Run time without parallelization is 174 seconds for my test.
Run time with the compiler parallelization on is 201 seconds. OK it is costing me more than it's worth.
So I turn parallelization back off and then turn on the !$omp directives in the main subrountine that costs me run time plus make turning the openmp switch. The compiler output now shows all the subrountines being parallelized/vectorized. How do I keep the compiler from vectorizing all the other subrountines that don't have !$omp directives? While there is a huge amount of documentation, the interconnections that appear to exist for some settings aren't clearly captured in an obvisious place.
Thanks for your assistance.
Vectorization and auto-parallelization are two different things. In the processor architecture there exists instructions that can operate on multiple data in one instruction. SSE3 instructions are one class of these instructions. The name for these types of instructions is Single Instruction Multiple Data (SIMD). The SIMD instructions can process2, 4 or 8 data items at a time (1, 3, 5, 6 and 7 when ignoring some of the results). The number of data items is dependent on the size of the data item (and may change with newer processor architectures). The group of data items is called a vector, thus the term vectorization is used to indicate SIMD (vectorization is easier to pronounce).

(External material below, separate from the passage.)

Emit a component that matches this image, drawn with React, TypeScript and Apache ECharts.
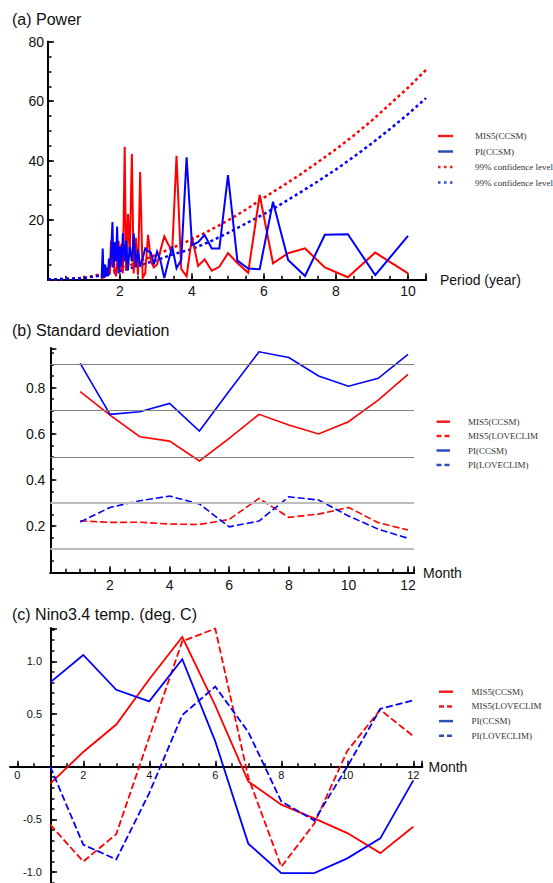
import React, { useEffect, useRef } from "react";
import * as echarts from "echarts";

// ---------- (a) Power spectrum (period in years) ----------
const periods = [
  10, 9.09, 8.33, 7.69, 7.14, 6.67, 6.25, 5.88, 5.56, 5.26,
  5.0, 4.76, 4.55, 4.35, 4.17, 4.0, 3.85, 3.7, 3.57, 3.45,
  3.33, 3.23, 3.13, 3.03, 2.94, 2.86, 2.78, 2.7, 2.63, 2.56,
  2.5, 2.44, 2.38, 2.33, 2.27, 2.22, 2.17, 2.13, 2.08, 2.04,
  2.0, 1.96, 1.92, 1.89, 1.85, 1.82, 1.79, 1.75, 1.72, 1.69,
  1.67, 1.64, 1.61, 1.59, 1.56, 1.54, 1.52, 1.49,
];
const powerMis5 = [
  2.0, 9.0, 0.7, 4.0, 10.4, 8.8, 5.4, 28.4, 2.2, 5.5,
  8.8, 4.2, 2.9, 6.7, 4.5, 14.3, 1.0, 3.5, 41.6, 9.5,
  12.0, 14.5, 10.0, 5.0, 4.0, 6.0, 15.0, 2.0, 0.5, 36.1,
  1.5, 14.0, 2.0, 42.2, 8.0, 22.0, 3.0, 44.6, 2.0, 12.0,
  4.0, 13.0, 5.0, 1.0, 3.0, 11.0, 4.0, 13.0, 2.0, 4.0,
  1.5, 3.0, 1.0, 2.0, 0.5, 1.5, 0.5, 1.0,
];
const powerPi = [
  14.6, 1.4, 15.2, 15.0, 1.1, 6.5, 26.1, 3.4, 3.6, 6.3,
  35.1, 10.4, 10.4, 14.9, 12.5, 11.5, 41.1, 6.5, 3.7, 11.0,
  5.4, 0.4, 6.0, 9.3, 5.0, 9.0, 9.5, 10.4, 7.0, 4.2,
  10.0, 4.0, 15.5, 6.0, 11.0, 3.0, 13.0, 6.0, 15.5, 4.0,
  11.0, 2.0, 17.8, 6.0, 12.5, 4.0, 19.3, 8.0, 4.0, 7.0,
  1.0, 4.0, 1.0, 5.0, 0.5, 2.0, 10.4, 0.5,
];
const confPeriods = [
  0, 0.5, 1, 1.5, 2, 2.5, 3, 3.5, 4, 4.5, 5,
  5.5, 6, 6.5, 7, 7.5, 8, 8.5, 9, 9.5, 10, 10.5,
];
const confMis5 = [
  0, 0.1, 0.5, 1.8, 3.5, 5.8, 8.2, 10.8, 13.5, 16.5, 19.8,
  23.5, 27.5, 31.3, 35.2, 39.5, 43.8, 48.5, 53.5, 59, 64.5, 70.5,
];
const confPi = [
  0, 0.1, 0.4, 1.4, 2.7, 4.5, 6.4, 8.5, 10.2, 12.7, 15.6,
  18.8, 22.0, 25.5, 29.2, 33, 37, 41.3, 45.8, 50.6, 55.6, 61,
];
const powerXLabels = [2, 4, 6, 8, 10];
const powerYLabels = [20, 40, 60, 80];

// ---------- (b) Standard deviation by month ----------
const months = [1, 2, 3, 4, 5, 6, 7, 8, 9, 10, 11, 12];
const sdMis5Ccsm = [0.782, 0.681, 0.587, 0.568, 0.482, 0.58, 0.684, 0.638, 0.599, 0.652, 0.746, 0.857];
const sdMis5Love = [0.223, 0.216, 0.217, 0.209, 0.207, 0.229, 0.32, 0.238, 0.252, 0.281, 0.215, 0.183];
const sdPiCcsm = [0.905, 0.684, 0.695, 0.731, 0.612, 0.785, 0.955, 0.93, 0.85, 0.806, 0.84, 0.944];
const sdPiLove = [0.218, 0.281, 0.31, 0.33, 0.296, 0.197, 0.222, 0.327, 0.313, 0.244, 0.187, 0.147];
const sdGridDark = [0.5, 0.7, 0.9];
const sdGridLight = [0.1, 0.3];
const sdXLabels = [2, 4, 6, 8, 10, 12];
const sdYLabels = [0.2, 0.4, 0.6, 0.8];

// ---------- (c) Nino3.4 temperature anomaly by month ----------
const ninoMis5Ccsm = [-0.16, 0.14, 0.4, 0.83, 1.23, 0.58, -0.14, -0.36, -0.49, -0.63, -0.82, -0.57];
const ninoMis5Love = [-0.55, -0.9, -0.64, 0.28, 1.19, 1.31, -0.1, -0.95, -0.54, 0.15, 0.54, 0.29];
const ninoPiCcsm = [0.8, 1.06, 0.73, 0.62, 1.02, 0.24, -0.73, -1.01, -1.01, -0.87, -0.68, -0.13];
const ninoPiLove = [0.0, -0.74, -0.88, -0.25, 0.49, 0.76, 0.33, -0.33, -0.51, 0.0, 0.55, 0.63];
const ninoXLabels = [0, 2, 4, 6, 8, 10, 12];
const ninoYLabels = [-1.0, -0.5, 0.5, 1.0];

const RED = "#ff0000";
const BLUE = "#0000ff";
const LEG_RED = "#f01e1e";
const LEG_BLUE = "#2d4fb4";
const SANS = "'Liberation Sans', Arial, Helvetica, sans-serif";
const SERIF = "'Liberation Serif', 'Times New Roman', serif";

// pixel scale of panel (c): 33 px per month, 105.4 px per degree
const C_TOP = 628.3;
const C_PX_PER_DEG = 105.4;
const C_YMAX = 1.313;

function zip(xs: number[], ys: number[]) {
  return xs.map((x, i) => [x, ys[i]]);
}

type AxisOpts = {
  gridIndex: number;
  min: number;
  max: number;
  interval: number;
  position: string;
  labels?: number[];
  fontSize?: number;
  margin?: number;
  fmt?: (v: number) => string;
  minor?: boolean;
};

// Tick-bearing axis: major axes carry the labels, minor axes only the short ticks.
function tickAxis(o: AxisOpts) {
  const minor = !!o.minor;
  return {
    type: "value",
    gridIndex: o.gridIndex,
    min: o.min,
    max: o.max,
    interval: o.interval,
    position: o.position,
    axisLine: { show: true, onZero: false, lineStyle: { color: "#000", width: 2 } },
    axisTick: {
      show: true,
      inside: true,
      length: minor ? 3.5 : 6,
      lineStyle: { color: "#000", width: 1.5 },
    },
    axisLabel: minor
      ? { show: false }
      : {
          show: true,
          customValues: o.labels,
          formatter: o.fmt ?? ((v: number) => String(v)),
          fontSize: o.fontSize,
          fontFamily: SANS,
          color: "#111",
          margin: o.margin,
        },
    splitLine: { show: false },
  };
}

function hiddenAxis(gridIndex: number, min: number, max: number) {
  return { type: "value", gridIndex, min, max, show: false, splitLine: { show: false } };
}

function lineSeries(name: string, axis: number, data: number[][], color: string, width: number, type: any) {
  return {
    type: "line",
    name,
    xAxisIndex: axis,
    yAxisIndex: axis,
    data,
    symbol: "none",
    clip: false,
    silent: true,
    z: 3,
    lineStyle: { color, width, type, cap: "butt", join: "miter" },
    itemStyle: { color },
  };
}

type LegendItem = { name: string; color: string; dash?: number[] };

function legendBlock(items: LegendItem[], x1: number, x2: number, textX: number, y0: number, dy: number) {
  const els: any[] = [];
  items.forEach((it, i) => {
    const y = y0 + i * dy;
    els.push({
      type: "line",
      silent: true,
      shape: { x1, y1: y, x2, y2: y },
      style: { stroke: it.color, lineWidth: 2.5, lineDash: it.dash ?? null },
    });
    els.push({
      type: "text",
      silent: true,
      x: textX,
      y,
      style: { text: it.name, fontSize: 9, fontFamily: SERIF, fill: "#333", verticalAlign: "middle" },
    });
  });
  return els;
}

function textEl(text: string, x: number, y: number, fontSize: number) {
  return {
    type: "text",
    silent: true,
    x,
    y,
    style: { text, fontSize, fontFamily: SANS, fill: "#111", verticalAlign: "middle" },
  };
}

const DOT = [3, 3];
const DASH = [7, 3];

function buildOption() {
  const fmt1 = (v: number) => v.toFixed(1);
  const cHeight = (lo: number) => (C_YMAX - lo) * C_PX_PER_DEG;
  return {
    animation: false,
    backgroundColor: "#ffffff",
    grid: [
      // (a)
      { left: 48, top: 41.7, width: 378, height: 237.6 },
      // (b)
      { left: 50.4, top: 348.3, width: 363.6, height: 224 },
      // (c) data area
      { left: 10, top: C_TOP, width: 412.2, height: cHeight(-1.103) },
      // (c) month axis, bottom edge on the zero line
      { left: 17.3, top: C_TOP, width: 404.9, height: cHeight(0) },
      // (c) temperature axis (major ticks), crossing at month 1
      { left: 51, top: C_TOP, width: 371.2, height: cHeight(-1.0) },
      // (c) temperature axis (minor ticks)
      { left: 51, top: C_TOP, width: 371.2, height: cHeight(-1.1) },
    ],
    xAxis: [
      tickAxis({ gridIndex: 0, min: 0, max: 10.5, interval: 2, position: "bottom", labels: powerXLabels, fontSize: 14, margin: 5 }),
      tickAxis({ gridIndex: 0, min: 0, max: 10.5, interval: 0.5, position: "bottom", minor: true }),
      tickAxis({ gridIndex: 1, min: 0, max: 12.2, interval: 2, position: "bottom", labels: sdXLabels, fontSize: 14, margin: 6 }),
      tickAxis({ gridIndex: 1, min: 0, max: 12.2, interval: 0.5, position: "bottom", minor: true }),
      {
        type: "value",
        gridIndex: 2,
        min: -0.22,
        max: 12.27,
        position: "bottom",
        axisLine: { show: true, onZero: true, lineStyle: { color: "#000", width: 2 } },
        axisTick: { show: false },
        axisLabel: { show: false },
        splitLine: { show: false },
      },
      tickAxis({ gridIndex: 3, min: 0, max: 12.27, interval: 2, position: "bottom", labels: ninoXLabels, fontSize: 11, margin: 3 }),
      tickAxis({ gridIndex: 3, min: 0, max: 12.27, interval: 0.5, position: "bottom", minor: true }),
      hiddenAxis(4, 0, 1),
      hiddenAxis(5, 0, 1),
    ],
    yAxis: [
      tickAxis({ gridIndex: 0, min: 0, max: 80, interval: 20, position: "left", labels: powerYLabels, fontSize: 14, margin: 4 }),
      tickAxis({ gridIndex: 0, min: 0, max: 80, interval: 5, position: "left", minor: true }),
      tickAxis({ gridIndex: 1, min: 0, max: 0.97, interval: 0.2, position: "left", labels: sdYLabels, fontSize: 14, margin: 5, fmt: fmt1 }),
      tickAxis({ gridIndex: 1, min: 0, max: 0.97, interval: 0.05, position: "left", minor: true }),
      hiddenAxis(2, -1.103, C_YMAX),
      hiddenAxis(3, 0, 1),
      tickAxis({ gridIndex: 4, min: -1.0, max: C_YMAX, interval: 0.5, position: "left", labels: ninoYLabels, fontSize: 11, margin: 9, fmt: fmt1 }),
      tickAxis({ gridIndex: 5, min: -1.1, max: C_YMAX, interval: 0.1, position: "left", minor: true }),
    ],
    series: [
      // (a)
      lineSeries("99% confidence level (MIS5)", 0, zip(confPeriods, confMis5), RED, 2.5, DOT),
      lineSeries("99% confidence level (PI)", 0, zip(confPeriods, confPi), BLUE, 2.5, DOT),
      lineSeries("MIS5(CCSM)", 0, zip(periods, powerMis5), RED, 2, "solid"),
      lineSeries("PI(CCSM)", 0, zip(periods, powerPi), BLUE, 2, "solid"),
      // (b) reference lines
      {
        type: "line",
        name: "sd-grid",
        xAxisIndex: 2,
        yAxisIndex: 2,
        data: [],
        silent: true,
        z: 1,
        markLine: {
          symbol: ["none", "none"],
          silent: true,
          animation: false,
          label: { show: false },
          data: [
            ...sdGridDark.map((v) => ({ yAxis: v, lineStyle: { color: "#808080", width: 1, type: "solid" } })),
            ...sdGridLight.map((v) => ({ yAxis: v, lineStyle: { color: "#bdbdbd", width: 2, type: "solid" } })),
          ],
        },
      },
      lineSeries("MIS5(CCSM) sd", 2, zip(months, sdMis5Ccsm), RED, 1.6, "solid"),
      lineSeries("MIS5(LOVECLIM) sd", 2, zip(months, sdMis5Love), RED, 1.6, DASH),
      lineSeries("PI(CCSM) sd", 2, zip(months, sdPiCcsm), BLUE, 1.6, "solid"),
      lineSeries("PI(LOVECLIM) sd", 2, zip(months, sdPiLove), BLUE, 1.6, DASH),
      // (c)
      lineSeries("MIS5(CCSM) nino", 4, zip(months, ninoMis5Ccsm), RED, 1.8, "solid"),
      lineSeries("MIS5(LOVECLIM) nino", 4, zip(months, ninoMis5Love), RED, 1.8, DASH),
      lineSeries("PI(CCSM) nino", 4, zip(months, ninoPiCcsm), BLUE, 1.8, "solid"),
      lineSeries("PI(LOVECLIM) nino", 4, zip(months, ninoPiLove), BLUE, 1.8, DASH),
    ],
    graphic: [
      textEl("(a) Power", 12, 19, 16),
      textEl("(b) Standard deviation", 12, 330.7, 16),
      textEl("(c) Nino3.4 temp. (deg. C)", 12, 614, 16),
      textEl("Period (year)", 440, 280, 14),
      textEl("Month", 423, 572.5, 14),
      textEl("Month", 428.5, 766.5, 14),
      ...legendBlock(
        [
          { name: "MIS5(CCSM)", color: LEG_RED },
          { name: "PI(CCSM)", color: LEG_BLUE },
          { name: "99% confidence level", color: LEG_RED, dash: [2.5, 3.5] },
          { name: "99% confidence level", color: "#3050d0", dash: [2.5, 3.5] },
        ],
        438, 453, 475, 136, 15.5
      ),
      ...legendBlock(
        [
          { name: "MIS5(CCSM)", color: LEG_RED },
          { name: "MIS5(LOVECLIM", color: LEG_RED, dash: [5, 3] },
          { name: "PI(CCSM)", color: LEG_BLUE },
          { name: "PI(LOVECLIM)", color: LEG_BLUE, dash: [5, 3] },
        ],
        436.5, 450, 468, 421.7, 14.4
      ),
      ...legendBlock(
        [
          { name: "MIS5(CCSM)", color: LEG_RED },
          { name: "MIS5(LOVECLIM", color: LEG_RED, dash: [5, 3] },
          { name: "PI(CCSM)", color: LEG_BLUE },
          { name: "PI(LOVECLIM)", color: LEG_BLUE, dash: [5, 3] },
        ],
        439, 453, 471.5, 691.7, 14.7
      ),
    ],
  };
}

export default function App() {
  const ref = useRef<HTMLDivElement>(null);
  useEffect(() => {
    document.body.style.margin = "0";
    const chart = echarts.init(ref.current!, null, { renderer: "svg" });
    chart.setOption(buildOption() as any);
    return () => chart.dispose();
  }, []);
  return (
    <div
      ref={ref}
      style={{ position: "absolute", left: 0, top: 0, width: 553, height: 883, background: "#fff" }}
    />
  );
}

So vectorization will generally speed-up even a single threaded application, at least most of the time. SIMD instructions can impose data alignment requirements. Application data may or may not be aligned. When the compiler cannot know the data alignment it will insert synchronization code to determine if the data is aligned and additional code to advance the loop to a point of alignment. Due to this sometimes vectorization will slow down an application. Compiler options and/or directives in source code (#pragma for C++ or cDEC$.. for Fortran) can provide hints as to enable/disable vectorization as well as hints as to if the initial state of the data (vector) is aligned and thus avoid the requirement for synchronization code.
As to why your code runs slower with auto-parallelization and/or OpenMP we cannot say without seeing a sample of your code.
If the graularity of the parallelized loop is too small, you would get benefit with parallelization? Send me (email@example.com) the code, I can take a look to see how you can get performance gain on C2D.
BTW, vectorization is for exploiting SSSE3, SSE3, SSE2, i.e. vector-level parallelism
parallelization is for exploiting thread-level parallelism on multicorel.